▶ Set task
The lines from the top of the material below through the line containing "from bokeh.resources import INLINE" are to be printed exactly, with pictures omitted.

-- BEGIN --

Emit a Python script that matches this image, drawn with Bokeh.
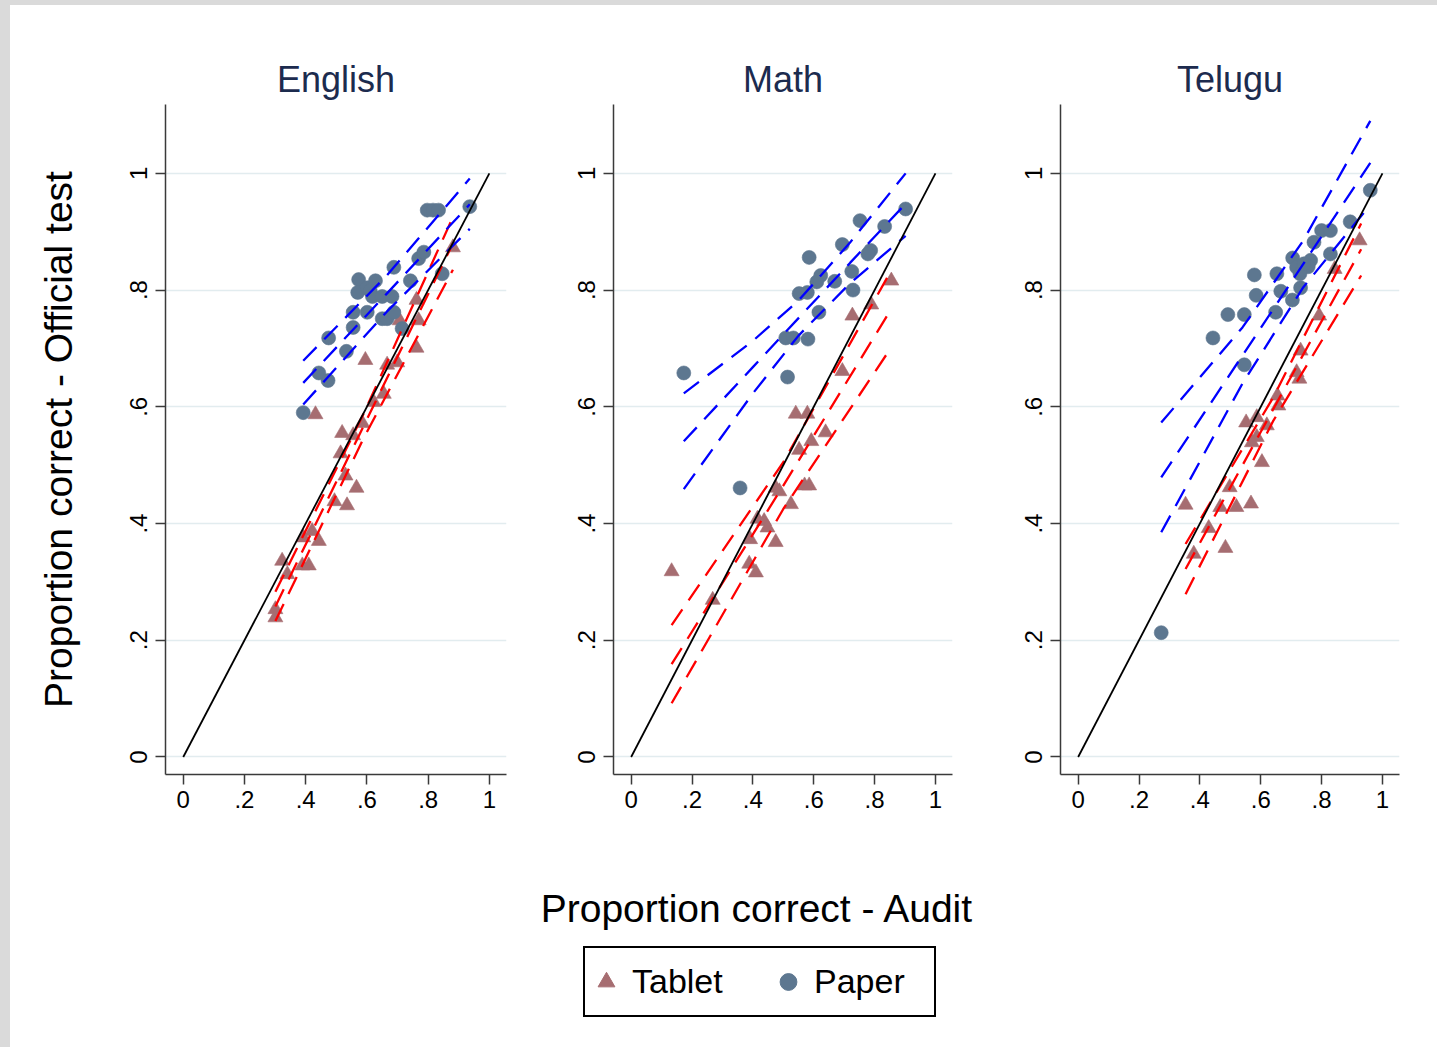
from bokeh.plotting import figure
from bokeh.models import (FixedTicker, Legend, LegendItem, Label, Range1d, Spacer)
from bokeh.layouts import row, column
from bokeh.embed import file_html
from bokeh.resources import INLINE

FONT = "Liberation Sans"
TAB_COLOR = "#a66d71"
PAP_COLOR = "#5d7790"

TICKS = [0, 0.2, 0.4, 0.6, 0.8, 1]
TICK_LABELS = ["0", ".2", ".4", ".6", ".8", "1"]
PANELS = ["English", "Math", "Telugu"]
SERIES = ["Tablet", "Paper"]

# ---------------- English ----------------
eng_tab_x = [.881, .762, .707, .769, .762, .595, .666, .699, .655, .622, .432, .519, .555, .514,
             .530, .566, .494, .535, .585, .392, .421, .443, .323, .340, .389, .410, .301, .301]
eng_tab_y = [.873, .783, .748, .748, .701, .680, .672, .676, .622, .608, .587, .555, .551, .520,
             .482, .461, .438, .431, .572, .376, .387, .370, .336, .313, .328, .328, .253, .239]
eng_pap_x = [.392, .443, .473, .475, .533, .555, .555, .601, .573, .570, .601, .611, .628, .618,
             .650, .666, .688, .650, .682, .715, .688, .742, .769, .786, .797, .816, .834, .846, .936]
eng_pap_y = [.590, .658, .645, .718, .695, .736, .762, .762, .818, .796, .804, .799, .816, .789,
             .751, .751, .762, .789, .789, .734, .839, .816, .854, .865, .937, .937, .937, .828, .943]
eng_tab_line_x = [.301, .59, .881]
eng_tab_hi = [.283, .589, .925]
eng_tab_fit = [.258, .568, .880]
eng_tab_lo = [.233, .547, .835]
eng_pap_line_x = [.392, .665, .936]
eng_pap_hi = [.679, .825, .991]
eng_pap_fit = [.641, .794, .947]
eng_pap_lo = [.604, .763, .905]

# ---------------- Math ----------------
math_tab_x = [.855, .789, .727, .694, .541, .579, .639, .592, .552, .570, .585, .475, .487, .525,
              .415, .437, .448, .475, .391, .388, .410, .133, .268]
math_tab_y = [.816, .775, .756, .661, .588, .588, .556, .541, .526, .465, .465, .461, .455, .433,
              .408, .404, .393, .368, .373, .331, .316, .318, .269]
math_pap_x = [.902, .752, .833, .694, .787, .778, .585, .623, .610, .669, .725, .729, .552, .579,
              .617, .508, .533, .581, .173, .514, .358]
math_pap_y = [.939, .919, .909, .878, .868, .862, .856, .825, .814, .815, .832, .800, .794, .796,
              .762, .718, .718, .716, .658, .651, .461]
math_tab_line_x = [.133, .50, .855]
math_tab_hi = [.226, .505, .834]
math_tab_fit = [.159, .465, .768]
math_tab_lo = [.092, .425, .702]
math_pap_line_x = [.173, .40, .55, .72, .902]
math_pap_hi = [.623, .713, .782, .882, 1.0]
math_pap_fit = [.541, .668, .752, .847, .948]
math_pap_lo = [.459, .623, .722, .812, .893]

# ---------------- Telugu ----------------
tel_tab_x = [.925, .843, .792, .731, .718, .727, .655, .658, .620, .587, .552, .587, .571, .604,
             .498, .467, .520, .568, .353, .429, .380, .484]
tel_tab_y = [.885, .836, .756, .696, .659, .648, .619, .602, .568, .582, .573, .548, .539, .505,
             .462, .428, .428, .434, .432, .392, .348, .358]
tel_pap_x = [.960, .894, .800, .829, .775, .829, .705, .764, .756, .718, .729, .653, .579, .731,
             .666, .585, .704, .649, .492, .546, .443, .546, .273, .742]
tel_pap_y = [.971, .917, .902, .902, .882, .862, .855, .851, .840, .839, .828, .828, .826, .804,
             .798, .791, .783, .762, .758, .758, .718, .672, .213, .845]
tel_tab_line_x = [.353, .64, .930]
tel_tab_hi = [.365, .615, .914]
tel_tab_fit = [.322, .595, .870]
tel_tab_lo = [.279, .575, .825]
tel_pap_line_x = [.273, .54, .74, .960]
tel_pap_hi = [.573, .736, .885, 1.09]
tel_pap_fit = [.479, .688, .845, 1.018]
tel_pap_lo = [.385, .640, .805, .946]

diag_x = [0, 1]
diag_y = [0, 1]

PANEL_H = 845
DASH = "19 11"


def make_panel(title, width, left, right, tab, pap, tab_lines, pap_lines, ylabel=None):
    p = figure(width=width, height=PANEL_H, output_backend="svg", toolbar_location=None,
               x_range=Range1d(-0.058, 1.056), y_range=Range1d(-0.030, 1.118),
               min_border_left=left, min_border_right=right,
               min_border_top=99, min_border_bottom=76, title=title)
    p.title.text_font = FONT
    p.title.text_font_size = "36px"
    p.title.text_font_style = "normal"
    p.title.text_color = "#1c2b4e"
    p.title.align = "center"
    p.title.standoff = 9
    p.outline_line_color = None
    p.background_fill_color = "white"
    p.border_fill_color = "white"
    p.xgrid.visible = False
    p.ygrid.grid_line_color = "#e2ecef"
    p.ygrid.grid_line_width = 1.5
    for ax in (p.xaxis[0], p.yaxis[0]):
        ax.ticker = FixedTicker(ticks=TICKS)
        ax.major_label_overrides = dict(zip(TICKS, TICK_LABELS))
        ax.major_tick_out = 10
        ax.major_tick_in = 0
        ax.minor_tick_out = 0
        ax.minor_tick_in = 0
        ax.axis_line_color = "#3a3a3a"
        ax.axis_line_width = 1.5
        ax.major_tick_line_color = "#3a3a3a"
        ax.major_tick_line_width = 1.5
        ax.major_label_text_font = FONT
        ax.major_label_text_font_size = "24px"
        ax.major_label_text_color = "black"
        ax.major_label_standoff = 6
    p.yaxis.major_label_orientation = "vertical"
    p.yaxis.major_label_standoff = 8

    p.scatter(tab[0], tab[1], marker="triangle", size=15, fill_color=TAB_COLOR,
              line_color=TAB_COLOR, line_alpha=0.6)
    p.scatter(pap[0], pap[1], marker="circle", size=14, fill_color=PAP_COLOR,
              line_color=PAP_COLOR, line_alpha=0.6)
    for xs, ys_list, col in ((tab_lines[0], tab_lines[1:], "#ff0000"),
                             (pap_lines[0], pap_lines[1:], "#0000ff")):
        for ys in ys_list:
            p.line(xs, ys, line_color=col, line_width=2.3, line_dash=DASH)
    p.line(diag_x, diag_y, line_color="black", line_width=1.8)

    if ylabel:
        p.yaxis.axis_label = ylabel
        p.yaxis.axis_label_text_font = FONT
        p.yaxis.axis_label_text_font_size = "39px"
        p.yaxis.axis_label_text_font_style = "normal"
        p.yaxis.axis_label_text_color = "black"
        p.yaxis.axis_label_standoff = 48
    return p


f1 = make_panel(PANELS[0], 530, 155, 34, (eng_tab_x, eng_tab_y), (eng_pap_x, eng_pap_y),
                (eng_tab_line_x, eng_tab_hi, eng_tab_fit, eng_tab_lo),
                (eng_pap_line_x, eng_pap_hi, eng_pap_fit, eng_pap_lo),
                ylabel="Proportion correct - Official test")
f2 = make_panel(PANELS[1], 445, 73, 33, (math_tab_x, math_tab_y), (math_pap_x, math_pap_y),
                (math_tab_line_x, math_tab_hi, math_tab_fit, math_tab_lo),
                (math_pap_line_x, math_pap_hi, math_pap_fit, math_pap_lo))
f3 = make_panel(PANELS[2], 452, 75, 38, (tel_tab_x, tel_tab_y), (tel_pap_x, tel_pap_y),
                (tel_tab_line_x, tel_tab_hi, tel_tab_fit, tel_tab_lo),
                (tel_pap_line_x, tel_pap_hi, tel_pap_fit, tel_pap_lo))

# bottom area: x-axis title and legend
BW, BH = 1427, 197
bf = figure(width=BW, height=BH, output_backend="svg", toolbar_location=None,
            x_range=Range1d(0, 1), y_range=Range1d(0, 1), min_border=0,
            x_axis_location=None, y_axis_location=None)
bf.outline_line_color = None
bf.xgrid.visible = False
bf.ygrid.visible = False
bf.add_layout(Label(x=747, y=139, x_units="screen", y_units="screen",
                    text="Proportion correct - Audit", text_align="center",
                    text_baseline="middle", text_font=FONT, text_font_size="39px",
                    text_color="black"))
# legend-only renderers, placed outside the visible range
r_tab = bf.scatter([-5], [-5], marker="triangle", fill_color=TAB_COLOR, line_color=TAB_COLOR)
r_pap = bf.scatter([-5], [-5], marker="circle", fill_color=PAP_COLOR, line_color=PAP_COLOR)
legend = Legend(items=[LegendItem(label=SERIES[0], renderers=[r_tab]),
                       LegendItem(label=SERIES[1], renderers=[r_pap])],
                location=(573, 30), orientation="horizontal",
                glyph_width=42, glyph_height=67, label_standoff=5, label_width=120,
                spacing=15, padding=0, margin=0,
                label_text_font=FONT, label_text_font_size="34px",
                label_text_color="black",
                border_line_color="black", border_line_width=2, border_line_alpha=1.0,
                background_fill_color="white", background_fill_alpha=1)
bf.add_layout(legend, "center")

GRAY = "#dadada"
top_strip = Spacer(width=1437, height=5, styles={"background-color": GRAY})
left_strip = Spacer(width=10, height=1042, styles={"background-color": GRAY})

root = column(top_strip, row(left_strip, column(row(f1, f2, f3), bf)))

open("out.html", "w").write(file_html(root, INLINE))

-- END --

▶ Reply
Emit a Python script that matches this image, drawn with Bokeh.
from bokeh.plotting import figure
from bokeh.models import (FixedTicker, Legend, LegendItem, Label, Range1d, Spacer)
from bokeh.layouts import row, column
from bokeh.embed import file_html
from bokeh.resources import INLINE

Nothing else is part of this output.